I suspect you are having a lot of feelings. You are sad. You are anticipating the grief of losing your son, and anticipating the harder times that will come soon, when he is unable to care for himself or communicate with you. You might be feeling helpless, longing to be able to help him more than you can. And you might even be feeling angry — at the illness, at fate, etc. Sorry for him, sorry for yourself… there is bound to be a lot.
What can we do when we have a lot of feelings?
I’d suggest you take some quiet time for yourself, and say hello to your feelings one by one. Maybe you can take a piece of paper and write them down, or draw them. Be gentle to yourself, and gentle to each feeling that you find. You can treat each feeling as something precious inside you, something that makes sense. You can say to each one: “No wonder you feel that way.”

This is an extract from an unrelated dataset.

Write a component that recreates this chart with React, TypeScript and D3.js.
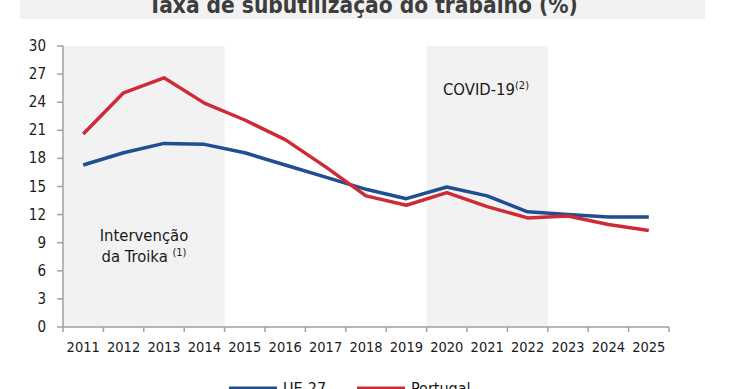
import React from "react";
import * as d3 from "d3";

const years = ["2011","2012","2013","2014","2015","2016","2017","2018","2019","2020","2021","2022","2023","2024","2025"];
const ue27 = [17.3, 18.6, 19.6, 19.5, 18.6, 17.3, 16.0, 14.7, 13.7, 14.95, 14.0, 12.3, 12.0, 11.75, 11.75];
const portugal = [20.6, 25.0, 26.6, 23.9, 22.1, 20.0, 17.1, 14.0, 13.0, 14.35, 12.85, 11.65, 11.85, 10.95, 10.3];
const yTicks = [0, 3, 6, 9, 12, 15, 18, 21, 24, 27, 30];
const shadedPeriods = [
  { from: "2011", to: "2014" },
  { from: "2020", to: "2022" },
];
const title = "Taxa de subutilização do trabalho (%)";
const legendItems = [
  { name: "UE-27", color: "#1f4e93" },
  { name: "Portugal", color: "#cf2b37" },
];

const FONT = "'DejaVu Sans Condensed', 'Noto Sans', sans-serif";

export default function App() {
  const W = 740, H = 389;
  const left = 63, right = 669, top = 46, bottom = 327;
  const x = d3.scaleBand().domain(years).range([left, right]).padding(0);
  const y = d3.scaleLinear().domain([0, 30]).range([bottom, top]);
  const cx = (yr: string) => (x(yr) as number) + x.bandwidth() / 2;

  const line = (vals: number[]) =>
    d3.line<number>().x((_, i) => cx(years[i])).y((v) => y(v))(vals) as string;

  const axisColor = "#a0a0a0";
  const textColor = "#1a1a1a";

  return (
    <svg width={W} height={H} style={{ position: "fixed", left: 0, top: 0, background: "#fff" }} fontFamily={FONT}>
      {/* title */}
      <rect x={20} y={-5} width={685} height={24} fill="#f2f2f2" />
      <text x={363} y={13} textAnchor="middle" fontSize={22.5} fontWeight="bold" fill="#3d3d3d">{title}</text>

      {/* shaded periods */}
      {shadedPeriods.map((p, i) => (
        <rect key={i} x={x(p.from) as number} y={top}
          width={(x(p.to) as number) + x.bandwidth() - (x(p.from) as number)}
          height={bottom - top} fill="#f2f2f2" />
      ))}

      {/* annotations */}
      <text x={144} y={241} textAnchor="middle" fontSize={16.5} fill={textColor}>Intervenção</text>
      <text x={144} y={262} textAnchor="middle" fontSize={16.5} fill={textColor}>
        da Troika <tspan fontSize={11} dy={-6}>(1)</tspan>
      </text>
      <text x={486} y={95} textAnchor="middle" fontSize={16.5} fill={textColor}>
        COVID-19<tspan fontSize={11} dy={-6}>(2)</tspan>
      </text>

      {/* y axis */}
      <line x1={left} x2={left} y1={top} y2={bottom} stroke={axisColor} strokeWidth={1.5} />
      {yTicks.map((t) => (
        <g key={t}>
          <line x1={left - 6} x2={left} y1={y(t)} y2={y(t)} stroke={axisColor} strokeWidth={1.5} />
          <text x={46} y={y(t) + 5} textAnchor="end" fontSize={15} fill={textColor}>{t}</text>
        </g>
      ))}

      {/* x axis */}
      <line x1={left} x2={right} y1={bottom} y2={bottom} stroke={axisColor} strokeWidth={1.5} />
      {[...years.map((yr) => x(yr) as number), right].map((px, i) => (
        <line key={i} x1={px} x2={px} y1={bottom} y2={bottom + 5} stroke={axisColor} strokeWidth={1.5} />
      ))}
      {years.map((yr) => (
        <text key={yr} x={cx(yr)} y={352} textAnchor="middle" fontSize={14.5} fill={textColor}>{yr}</text>
      ))}

      {/* lines */}
      <path d={line(ue27)} fill="none" stroke={legendItems[0].color} strokeWidth={3.5} strokeLinejoin="round" />
      <path d={line(portugal)} fill="none" stroke={legendItems[1].color} strokeWidth={3.5} strokeLinejoin="round" />

      {/* legend */}
      {legendItems.map((it, i) => {
        const lx = i === 0 ? 229 : 357;
        return (
          <g key={it.name}>
            <line x1={lx} x2={lx + 48} y1={388} y2={388} stroke={it.color} strokeWidth={3} />
            <text x={lx + 54} y={394} fontSize={16} fill={textColor}>{it.name}</text>
          </g>
        );
      })}
    </svg>
  );
}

This much I know: It doesn’t work to try to not feel what we feel.
So say Hello to each feeling, and let it know it has a place in you. You have room for them all.
After you acknowledge them all, you can let one of them come forward, and let it tell you more about itself. “Something in me is feeling so sad because…” And then let it know you hear it.
And what about your son’s feelings? If you’ve made room for your own feelings, it will be easier for you to make room for his as well. His feelings also make sense, and they also need to be heard.
Maybe you’ll say, “I know this is really hard for you, my dear. Of course. And I’m here with you.”